Just to be sure I understand, you’d like to be able to run a 3D Classification job with some user-defined number of classes to have some (also user-defined) non-C1 symmetry while the rest are C1?
Could you explain a bit more about your imagined workflow for this? I’m trying to understand how much we’d expect classification to improve with imposed symmetry on certain classes and wonder if you could explain your thinking (or if you’re thinking of another benefit I’m missing).
Many cases would benefit from this, I think. In terms of imposing a single point group symmetry, we often find this beneficial in classification (either heterogeneous refinement or without alignments) when we have minor populations that have the same point group symmetry as the dominant class, but different conformations - think the open & closed states of a tetrameric ion channel. Often in such cases C1 classification struggles, with the minor class with limited number of particles not being well resolved.
However, in many cases the minor class may not have the same symmetry as the major class - think C2 and C4 symmetric states of an ion channel, for example. In such cases I would expect classification to benefit from imposing the correct symmetry on the minor class.
There are other cases that would benefit too - think about molecules with variable cyclic symmetry, for example gasdermins, where one can have a mixture of for example C27 & C28 symmetric species. Also true for some pore forming toxins. I would expect classification in such a case to benefit substantially from imposing the correct (or perhaps candidate) symmetries on the respective references.
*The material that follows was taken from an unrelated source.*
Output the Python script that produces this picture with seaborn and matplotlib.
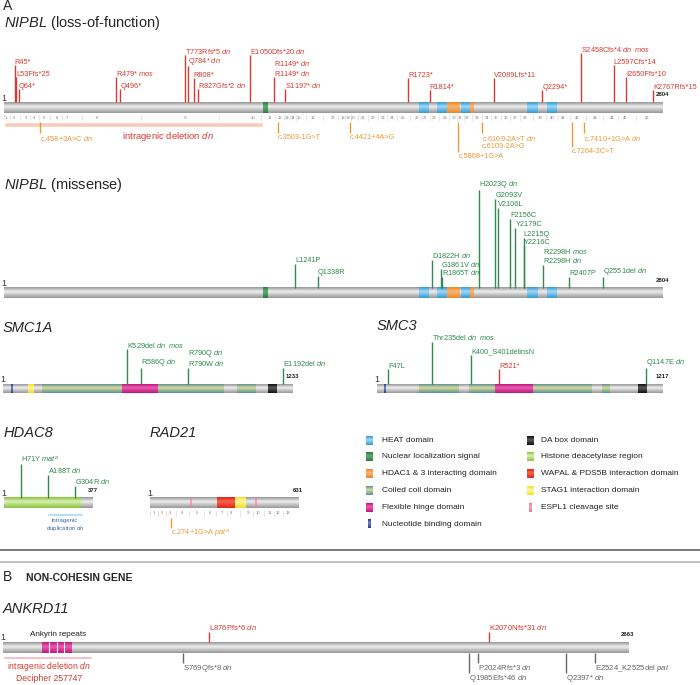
import numpy as np
import matplotlib
matplotlib.use("Agg")
import matplotlib.pyplot as plt
from matplotlib.colors import LinearSegmentedColormap
import seaborn as sns

# ---------------- data (amino-acid positions) ----------------
nipbl_len = 2804
nipbl_domains = [(1105, 1125, "nls"), (1768, 1807, "heat"), (1845, 1888, "heat"),
                 (1888, 1943, "hdac13"), (1947, 1986, "heat"), (1986, 2003, "hdac13"),
                 (2228, 2271, "heat"), (2314, 2356, "heat")]
nipbl_exon_mid = [9, 43, 94, 128, 170, 226, 268, 396, 771, 1061, 1133, 1176, 1206, 1231,
                  1257, 1316, 1402, 1444, 1466, 1487, 1530, 1572, 1615, 1653, 1700, 1760,
                  1794, 1832, 1879, 1917, 1943, 1973, 2015, 2058, 2096, 2139, 2177, 2220,
                  2284, 2335, 2382, 2441, 2518, 2590, 2646, 2740]
nipbl_deletion = (0, 1104)

lof_labels = ["R45*", "L53Ffs*25", "Q64*", "R479* mos", "Q496*", "T773Rfs*5 dn", "Q784* dn",
              "R808*", "R827Gfs*2 dn", "E1050Dfs*20 dn", "R1149* dn\nR1149* dn", "S1197* dn",
              "R1723*", "R1814*", "V2089Lfs*11", "Q2294*", "S2458Cfs*4 dn  mos",
              "L2597Cfs*14", "I2650Ffs*10", "K2767Rfs*15"]
lof_pos = [45, 53, 64, 479, 496, 773, 784, 808, 827, 1050, 1149, 1197, 1723, 1814, 2089,
           2294, 2458, 2597, 2650, 2767]
lof_stem = [37, 25, 13, 25, 13, 47, 36, 24, 13, 47, 25, 13, 24, 12, 24, 12, 49, 37, 25, 12]

splice_labels = ["c.458+3A>C dn", "c.3503-1G>T", "c.4421+4A>G", "c.5808+1G>A",
                 "c.6109-2A>T dn\nc.6109-2A>G", "c.7264-3C>T", "c.7410+1G>A dn"]
splice_pos = [153, 1168, 1474, 1936, 2036, 2421, 2470]
splice_stem = [11, 11, 11, 30, 11, 25, 11]

mis_labels = ["L1241P", "Q1338R", "D1822H dn", "G1861V dn", "R1865T dn", "H2023Q dn",
              "G2093V", "V2106L", "F2156C", "Y2179C", "L2215Q", "Y2216C",
              "R2298H mos\nR2298H dn", "R2407P", "Q2551del dn"]
mis_pos = [1241, 1338, 1822, 1861, 1865, 2023, 2093, 2106, 2156, 2179, 2215, 2216, 2298,
           2407, 2551]
mis_stem = [24, 12, 28, 19, 11, 98, 89, 80, 69, 60, 50, 42, 23, 11, 11]

smc1a_len = 1233
smc1a_domains = [(34, 42, "nbd"), (106, 128, "stag1"), (166, 507, "cc"), (507, 661, "hinge"),
                 (661, 938, "cc"), (997, 1074, "cc"), (1129, 1167, "dabox")]
smc1a_labels = ["K529del dn  mos", "R586Q dn", "R790Q dn\nR790W dn", "E1192del dn"]
smc1a_pos = [529, 586, 790, 1192]
smc1a_stem = [35, 16, 16, 16]

smc3_len = 1217
smc3_domains = [(30, 38, "nbd"), (179, 349, "cc"), (392, 503, "cc"), (503, 665, "hinge"),
                (665, 916, "cc"), (959, 989, "cc"), (1112, 1150, "dabox")]
smc3_labels = ["F47L", "Thr235del dn  mos", "K400_S401delinsN", "R521*", "Q1147E dn"]
smc3_pos = [47, 235, 400, 521, 1147]
smc3_stem = [15, 42, 29, 15, 16]
smc3_kind = ["mis", "mis", "mis", "lof", "mis"]

hdac8_len = 377
hdac8_domains = [(4, 324, "hdac")]
hdac8_labels = ["H71Y mat^a", "A188T dn", "G304R dn"]
hdac8_pos = [71, 188, 304]
hdac8_stem = [34, 23, 12]
hdac8_dup = (183, 337)

rad21_len = 631
rad21_domains = [(169, 174, "espl1"), (286, 362, "wapal"), (362, 405, "stag1"),
                 (446, 451, "espl1")]
rad21_exon_mid = [17, 51, 85, 136, 200, 256, 307, 345, 418, 460, 511, 545, 588]
rad21_splice_label = "c.274+1G>A pat^a"
rad21_splice_pos = 91

ankrd11_len = 2663
ankyrin_repeats = [(166, 197), (197, 228), (228, 259), (259, 290)]
ankrd11_deletion = (0, 379)
ank_up_labels = ["L876Pfs*6 dn", "K2070Nfs*31 dn"]
ank_up_pos = [876, 2070]
ank_down_labels = ["S769Qfs*8 dn", "Q1985Efs*46 dn", "P2024Rfs*3 dn", "Q2397* dn",
                   "E2524_K2525del pat"]
ank_down_pos = [769, 1985, 2024, 2397, 2524]
ank_down_stem = [10, 20, 10, 20, 10]

legend_left = ["HEAT domain", "Nuclear localization signal", "HDAC1 & 3 interacting domain",
               "Coiled coil domain", "Flexible hinge domain", "Nucleotide binding domain"]
legend_left_kind = ["heat", "nls", "hdac13", "cc", "hinge", "nbd"]
legend_right = ["DA box domain", "Histone deacetylase region",
                "WAPAL & PDS5B interaction domain", "STAG1 interaction domain",
                "ESPL1 cleavage site"]
legend_right_kind = ["dabox", "hdac", "wapal", "stag1", "espl1"]

# ---------------- style ----------------
sns.set_theme(style="white")
plt.rcParams["font.family"] = ["Liberation Sans", "DejaVu Sans"]
plt.rcParams["mathtext.fontset"] = "custom"
plt.rcParams["mathtext.it"] = "Liberation Sans:italic"
plt.rcParams["mathtext.rm"] = "Liberation Sans"

RED, GREEN, ORANGE, GREY = "#d63a30", "#2f8a4c", "#eb9a38", "#666666"
BAR = ("#979797", "#efefef")
STYLE = {"heat": ("#2f9ad8", "#a3d9f5"), "nls": ("#2c7a44", "#5fae70"),
         "hdac13": ("#ef862a", "#f8b878"), "cc": ("#4e94a2", "#e6d78e"),
         "hinge": ("#c4137c", "#e85fb0"), "nbd": ("#27408f", "#7186c6"),
         "dabox": ("#0f0f0f", "#5a5a5a"), "hdac": ("#8cc43e", "#d8f0b0"),
         "wapal": ("#df2419", "#f5654c"), "stag1": ("#f2df2a", "#fff7a2"),
         "espl1": ("#e8788f", "#f4aabb")}
W, H = 700, 685
AA = 0.2347  # pixels per amino acid, identical for every gene
LAB = 5.3
GRAD = np.linspace(0, 1, 48)[:, None]
ITAL = ("dn", "mos", "mat", "pat")


def fmt(s):
    out = []
    for line in s.split("\n"):
        words = []
        for w in line.split(" "):
            base, _, sup = w.partition("^")
            if base in ITAL:
                w = r"$\mathit{%s}$" % base if not sup else r"$\mathit{%s}^{%s}$" % (base, sup)
            words.append(w)
        out.append(" ".join(words))
    return "\n".join(out)


def tube(ax, x0, x1, y0, y1, edge, mid, z=1):
    cmap = LinearSegmentedColormap.from_list("tube", [(0, edge), (0.4, mid), (1, edge)])
    ax.imshow(GRAD, cmap=cmap, extent=(x0, x1, y1, y0), aspect="auto",
              interpolation="bilinear", zorder=z)


fig = plt.figure(figsize=(W / 100, H / 100), dpi=100)
ov = fig.add_axes([0, 0, 1, 1])
ov.set_xlim(0, W)
ov.set_ylim(H, 0)
ov.axis("off")


def track(x0, yc, length):
    ax = fig.add_axes([x0 / W, 1 - (yc + 140) / H, length * AA / W, 280 / H])
    ax.set_xlim(0, length)
    ax.set_ylim(140, -140)
    ax.axis("off")
    return ax


def protein(ax, length, h, domains):
    tube(ax, 0, length, -h / 2, h / 2, *BAR)
    for a, b, kind in domains:
        tube(ax, a, b, -h / 2, h / 2, *STYLE[kind], z=2)
    ax.text(0, -h / 2 + 0.5, "1", fontsize=6.5, color="#333333", ha="center", va="bottom")
    ax.vlines(length, -h / 2 - 5, -h / 2, color="#333333", lw=0.7)
    ax.text(length, -h / 2 - 5, str(length), fontsize=4.3, weight="bold", color="#222222",
            ha="center", va="bottom")


def stems_up(ax, pos, stem, labels, colors, h, fs=LAB):
    top = -h / 2
    ax.vlines(pos, top - np.array(stem), top, colors=colors, lw=1, zorder=3)
    for p, s, lab, c in zip(pos, stem, labels, colors):
        ax.text(p, top - s + 0.5, fmt(lab), color=c, fontsize=fs, ha="left", va="bottom",
                linespacing=1.05)


def stems_down(ax, pos, stem, labels, color, start, fs=LAB):
    ax.vlines(pos, start, start + np.array(stem), color=color, lw=1, zorder=3)
    for p, s, lab in zip(pos, stem, labels):
        ax.text(p, start + s + 0.5, fmt(lab), color=color, fontsize=fs, ha="left", va="top",
                linespacing=1.1)


def exon_row(ax, mids, length, y, fs=3.0):
    bounds = [0] + [(a + b) / 2 for a, b in zip(mids[:-1], mids[1:])] + [length]
    ax.vlines(bounds, y - 2.5, y + 2.5, color="#9a9a9a", lw=0.4, linestyles=(0, (1, 1)))
    for i, m in enumerate(mids, 1):
        ax.text(m, y, str(i), fontsize=fs, color="#7a7a7a", ha="center", va="center")


# ---------------- NIPBL loss-of-function ----------------
ov.text(3, 10, "A", fontsize=10, va="baseline")
ov.text(4, 27, r"$\mathit{NIPBL}$ (loss-of-function)", fontsize=10.5, va="baseline")
ax = track(4, 107.5, nipbl_len)
protein(ax, nipbl_len, 11, nipbl_domains)
stems_up(ax, lof_pos, lof_stem, lof_labels, [RED] * len(lof_pos), 11)
exon_row(ax, nipbl_exon_mid, nipbl_len, 10)
ax.barh(17, nipbl_deletion[1] - nipbl_deletion[0], left=nipbl_deletion[0], height=5,
        color="#f9cbb9", zorder=1)
ax.text(700, 28.5, fmt("intragenic deletion dn"), color=RED, fontsize=6.8,
        ha="center", va="center")
stems_down(ax, splice_pos, splice_stem, splice_labels, ORANGE, 14.5)

# ---------------- NIPBL missense ----------------
ov.text(4, 189, r"$\mathit{NIPBL}$ (missense)", fontsize=10.5, va="baseline")
ax = track(4, 293, nipbl_len)
protein(ax, nipbl_len, 11, nipbl_domains)
stems_up(ax, mis_pos, mis_stem, mis_labels, [GREEN] * len(mis_pos), 11)

# ---------------- SMC1A / SMC3 ----------------
ov.text(3, 332, "SMC1A", fontsize=10.5, style="italic", va="baseline")
ax = track(3, 388.5, smc1a_len)
protein(ax, smc1a_len, 9, smc1a_domains)
stems_up(ax, smc1a_pos, smc1a_stem, smc1a_labels, [GREEN] * len(smc1a_pos), 9)

ov.text(377, 330, "SMC3", fontsize=10.5, style="italic", va="baseline")
ax = track(377, 388.5, smc3_len)
protein(ax, smc3_len, 9, smc3_domains)
stems_up(ax, smc3_pos, smc3_stem, smc3_labels,
         [RED if k == "lof" else GREEN for k in smc3_kind], 9)

# ---------------- HDAC8 / RAD21 ----------------
ov.text(4, 437, "HDAC8", fontsize=10.5, style="italic", va="baseline")
ax = track(4, 503, hdac8_len)
protein(ax, hdac8_len, 11, hdac8_domains)
stems_up(ax, hdac8_pos, hdac8_stem, hdac8_labels, [GREEN] * len(hdac8_pos), 11)
ax.barh(11.5, hdac8_dup[1] - hdac8_dup[0], left=hdac8_dup[0], height=3,
        color="#a9d8f0", zorder=1)
ax.text(sum(hdac8_dup) / 2, 15, fmt("intragenic\nduplication dn"), color="#3a67a6",
        fontsize=4.3, ha="center", va="top", multialignment="center", linespacing=1.1)

ov.text(150, 437, "RAD21", fontsize=10.5, style="italic", va="baseline")
ax = track(150, 503, rad21_len)
protein(ax, rad21_len, 11, rad21_domains)
exon_row(ax, rad21_exon_mid, rad21_len, 10)
stems_down(ax, [rad21_splice_pos], [10], [rad21_splice_label], ORANGE, 15)

# ---------------- legend ----------------
for col, (labels, kinds, px, tx) in enumerate([(legend_left, legend_left_kind, 366, 382),
                                                (legend_right, legend_right_kind, 527, 541)]):
    for i, (lab, kind) in enumerate(zip(labels, kinds)):
        y = 440 + 16.8 * i
        wdt = 3 if kind in ("nbd", "espl1") else 7
        x0 = px + (2 if wdt == 3 else 0)
        tube(ov, x0, x0 + wdt, y - 4.5, y + 4.5, *STYLE[kind], z=2)
        ov.text(tx, y, lab, fontsize=6.0, color="#222222", va="center")

ov.axhline(550, color="#6e6e6e", lw=1.3)
ov.axhline(562, color="#b8b8b8", lw=1.2)

# ---------------- ANKRD11 ----------------
ov.text(3, 581, "B", fontsize=10, va="baseline")
ov.text(26, 581, "NON-COHESIN GENE", fontsize=7.5, weight="bold", va="baseline")
ov.text(3, 613, "ANKRD11", fontsize=10.5, style="italic", va="baseline")
ax = track(3, 647.5, ankrd11_len)
protein(ax, ankrd11_len, 11, [(a, b, "hinge") for a, b in ankyrin_repeats])
ax.vlines([b for a, b in ankyrin_repeats[:-1]], -5.5, 5.5, color="white", lw=0.8, zorder=3)
ax.text(234, -12, "Ankyrin repeats", fontsize=5.9, color="#222222", ha="center",
        va="baseline")
ax.barh(10, ankrd11_deletion[1] - ankrd11_deletion[0], left=ankrd11_deletion[0], height=3,
        color="#f3b3c2", zorder=1)
ax.text(195, 12.5, fmt("intragenic deletion dn") + "\nDecipher 257747", color=RED,
        fontsize=6.2, ha="center", va="top", multialignment="center", linespacing=1.1)
stems_up(ax, ank_up_pos, [10, 10], ank_up_labels, [RED, RED], 11, fs=5.6)
stems_down(ax, ank_down_pos, ank_down_stem, ank_down_labels, GREY, 5.5, fs=5.6)

fig.savefig("out.png", dpi=100)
There are other examples too - for example mixtures of enzymes with different point group symmetries - but there are enough cases that I think it would be a useful tool to have available.
Another case - let’s say you have a mixture of symmetric oligomers with mild preferential orientation (and different point group symmetries). Enforcing symmetry can mitigate density distortion caused by orientation bias, but if you have a mixture of symmetries there is currently no way to do this on a per class basis - I would be surprised in such a case if enforcing appropriate symmetry per class did not improve classification results.
Thank you for the detailed explanation! I had thought of the ion channel example (which, in the example you gave, I might think would work well when imposing C2 on the entire classification), but the other examples you gave would clearly require different symmetries for each class. We’ve recorded this feature request!